I have most wire gauges for Am. Flyer motors.
Dave


----------



## 400E Blue Comet (Jul 11, 2014)

Darn I only have a Marx transformer. Works well though, but I still need a power clip.


----------



## Nuttin But Flyer (Dec 19, 2011)

You could go the rewinding route, but I would not be surprised if the same coil is used in other Gilbert Flyer products. Certainly there are enough basket case items on eBay where you might find the item you need. I'll see if I can confirm my suspicions, then report back here.


----------



## Nuttin But Flyer (Dec 19, 2011)

Here's what I found looking for info on the coil...

According to the A.C. Gilbert's Postwar American Flyer S-Gauge Reference Manual by Robert A. Hannon the part number is XA9065. The wire size is #29; the number of turns 500; the Style is Layered and there are 14 Layers. The resistance should be 5.5 ohms. His book doesn't mention that part being used any where else.

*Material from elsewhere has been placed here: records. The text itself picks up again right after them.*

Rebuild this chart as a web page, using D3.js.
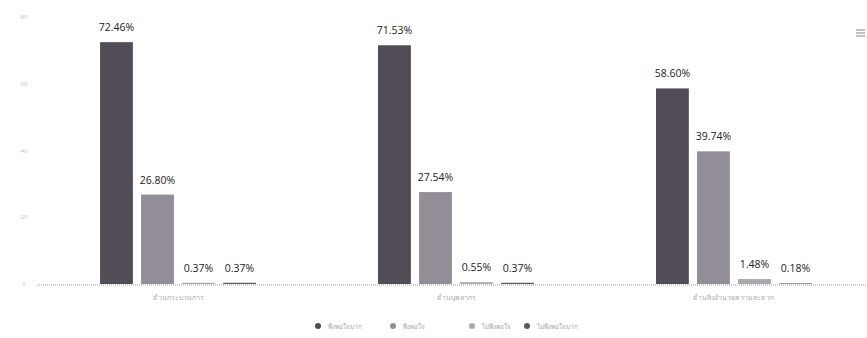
<!DOCTYPE html>
<html><head><meta charset="utf-8">
<script src="https://cdn.jsdelivr.net/npm/d3@7/dist/d3.min.js"></script>
<style>body{margin:0;background:#fff}svg{display:block}</style>
</head><body>
<svg id="c" width="867" height="338"></svg>
<script>
const categories = ["ด้านกระบวนการ", "ด้านบุคลากร", "ด้านสิ่งอำนวยความสะดวก"];
const seriesNames = ["พึงพอใจมาก", "พึงพอใจ", "ไม่พึงพอใจ", "ไม่พึงพอใจมาก"];
const veryHigh = [72.46, 71.53, 58.60];
const high = [26.80, 27.54, 39.74];
const low = [0.37, 0.55, 1.48];
const veryLow = [0.37, 0.37, 0.18];
const yTicks = [0, 20, 40, 60, 80];
const colors = ["#524c57", "#928d97", "#aca7b0", "#5c5762"];

const series = [veryHigh, high, low, veryLow];
const svg = d3.select("#c");
const font = "'Open Sans', sans-serif";

const y = d3.scaleLinear().domain([0, 80]).range([284, 17]);
const x0 = d3.scaleBand().domain(categories).range([35, 877]).paddingInner(0.439).paddingOuter(0.234);
const x1 = d3.scaleBand().domain(d3.range(4)).range([0, x0.bandwidth()]).paddingInner(0.2);

// y axis labels
svg.append("g").selectAll("text").data(yTicks).join("text")
  .attr("x", 24).attr("y", d => y(d) + 2).attr("text-anchor", "middle")
  .attr("font-family", font).attr("font-size", 6).attr("fill", "#bbb").text(d => d);

// baseline
svg.append("line").attr("x1", 37).attr("x2", 867).attr("y1", y(0) + 1).attr("y2", y(0) + 1)
  .attr("stroke", "#999").attr("stroke-width", 1).attr("stroke-dasharray", "1,1");

// bars
const g = svg.append("g");
categories.forEach((c, ci) => {
  series.forEach((s, si) => {
    const bx = x0(c) + x1(si);
    const v = s[ci];
    g.append("rect").attr("x", bx).attr("y", y(v)).attr("width", x1.bandwidth())
      .attr("height", y(0) - y(v)).attr("fill", colors[si]);
    g.append("text").attr("x", bx + x1.bandwidth() / 2).attr("y", y(v) - 11)
      .attr("text-anchor", "middle").attr("font-family", font).attr("font-size", 10.5)
      .attr("fill", "#222").text(v.toFixed(2) + "%");
  });
  svg.append("text").attr("x", x0(c) + x0.bandwidth() / 2).attr("y", 300)
    .attr("text-anchor", "middle").attr("font-family", font).attr("font-size", 7)
    .attr("fill", "#aaa").text(c);
});

// legend
const legendX = [318, 393, 472, 527];
seriesNames.forEach((n, i) => {
  svg.append("circle").attr("cx", legendX[i]).attr("cy", 326).attr("r", 3).attr("fill", colors[i]);
  svg.append("text").attr("x", legendX[i] + 10).attr("y", 328.5).attr("font-family", font)
    .attr("font-size", 6.5).attr("fill", "#aaa").text(n);
});

// menu icon
[30, 33, 36].forEach(yy => {
  svg.append("line").attr("x1", 856).attr("x2", 865).attr("y1", yy).attr("y2", yy)
    .attr("stroke", "#999").attr("stroke-width", 1.2);
});
</script>
</body></html>
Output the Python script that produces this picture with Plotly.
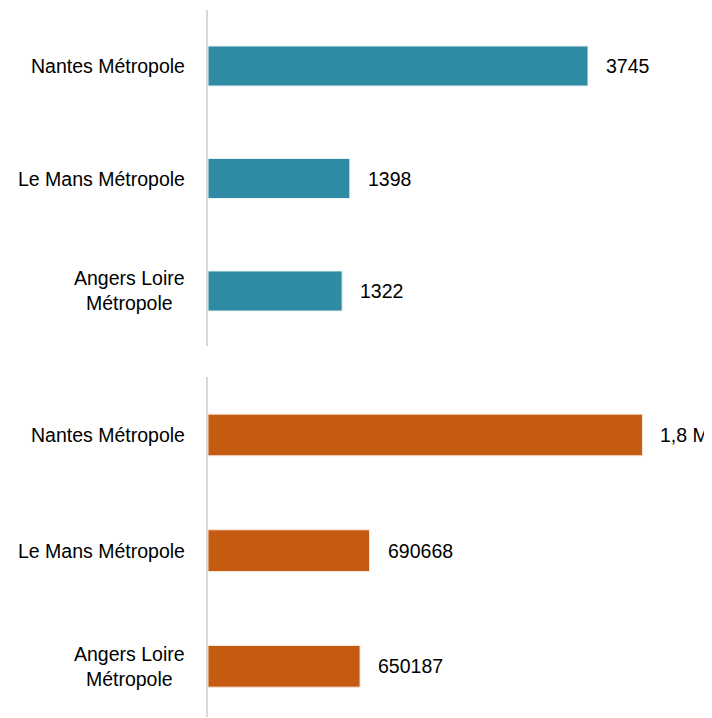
import plotly.graph_objects as go
from plotly.subplots import make_subplots

categories = ["Nantes Métropole", "Le Mans Métropole", "Angers Loire<br>Métropole"]
top_values = [3745, 1398, 1322]
top_labels = ["3745", "1398", "1322"]
bottom_values = [1858000, 690668, 650187]
bottom_labels = ["1,8 M", "690668", "650187"]

TEAL = "#2F8AA3"
ORANGE = "#C55A11"
FONT = "Liberation Sans, Arial, sans-serif"
FS = 19.5

# page body adds an 8px offset; figure sized to fit the window
OFF = 8
W, H = 712 - OFF, 718 - OFF
fig = make_subplots(rows=2, cols=1)

fig.add_trace(go.Bar(x=top_values, y=categories, orientation="h", width=0.356,
                     marker=dict(color=TEAL, line=dict(color="#EAF3F6", width=1)),
                     hoverinfo="skip"), row=1, col=1)
fig.add_trace(go.Bar(x=bottom_values, y=categories, orientation="h", width=0.36,
                     marker=dict(color=ORANGE, line=dict(color="#F6E6DA", width=1)),
                     hoverinfo="skip"), row=2, col=1)

annotations = []
for xref, yref, vals, labs in [("x", "y", top_values, top_labels),
                               ("x2", "y2", bottom_values, bottom_labels)]:
    for c, v, t in zip(categories, vals, labs):
        annotations.append(dict(x=v, y=c, xref=xref, yref=yref, text=t,
                                showarrow=False, xanchor="left", xshift=16,
                                font=dict(family=FONT, size=FS, color="#000")))
        annotations.append(dict(x=0, y=c, xref=xref + " domain", yref=yref, text=c,
                                showarrow=False, xanchor="right", align="center",
                                xshift=-21,
                                font=dict(family=FONT, size=FS, color="#000")))

def dom(top_px, bot_px):
    return [1 - (bot_px - OFF) / H, 1 - (top_px - OFF) / H]

fig.update_layout(
    width=W, height=H,
    margin=dict(l=208 - OFF, r=12, t=0, b=0),
    paper_bgcolor="white", plot_bgcolor="white",
    showlegend=False,
    annotations=annotations,
    font=dict(family=FONT, size=FS, color="#000"),
    xaxis=dict(domain=[0, 1], range=[0, 4849], visible=False),
    xaxis2=dict(domain=[0, 1], range=[0, 2104000], visible=False),
    yaxis=dict(domain=dom(10, 346), range=[2.489, -0.498],
               showticklabels=False, ticks="", showgrid=False, zeroline=False,
               showline=True, linecolor="#D9D9D9", linewidth=2,
               categoryorder="array", categoryarray=categories),
    yaxis2=dict(domain=dom(377, 717), range=[2.438, -0.501],
                showticklabels=False, ticks="", showgrid=False, zeroline=False,
                showline=True, linecolor="#D9D9D9", linewidth=2,
                categoryorder="array", categoryarray=categories),
)

fig.write_html("out.html")
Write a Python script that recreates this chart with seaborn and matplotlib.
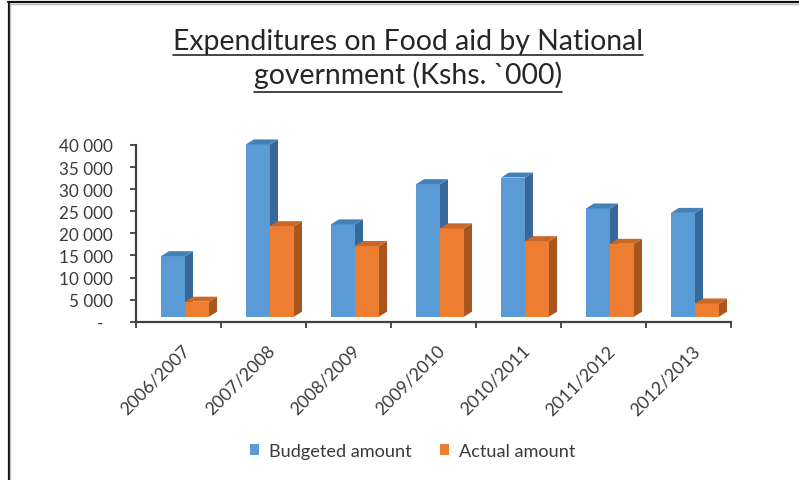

I know that is not much help. But you can always look for another water tower in poor shape and rob the coil from it...sorry I can't offer more.


----------



## flyernut (Oct 31, 2010)

Nuttin But Flyer said:


> Here's what I found looking for info on the coil...
> 
> According to the A.C. Gilbert's Postwar American Flyer S-Gauge Reference Manual by Robert A. Hannon the part number is XA9065. The wire size is #29; the number of turns 500; the Style is Layered and there are 14 Layers. The resistance should be 5.5 ohms. His book doesn't mention that part being used any where else.
> 
> I know that is not much help. But you can always look for another water tower in poor shape and rob the coil from it...sorry I can't offer more.


Great info Don, thanks for posting...:appl:


----------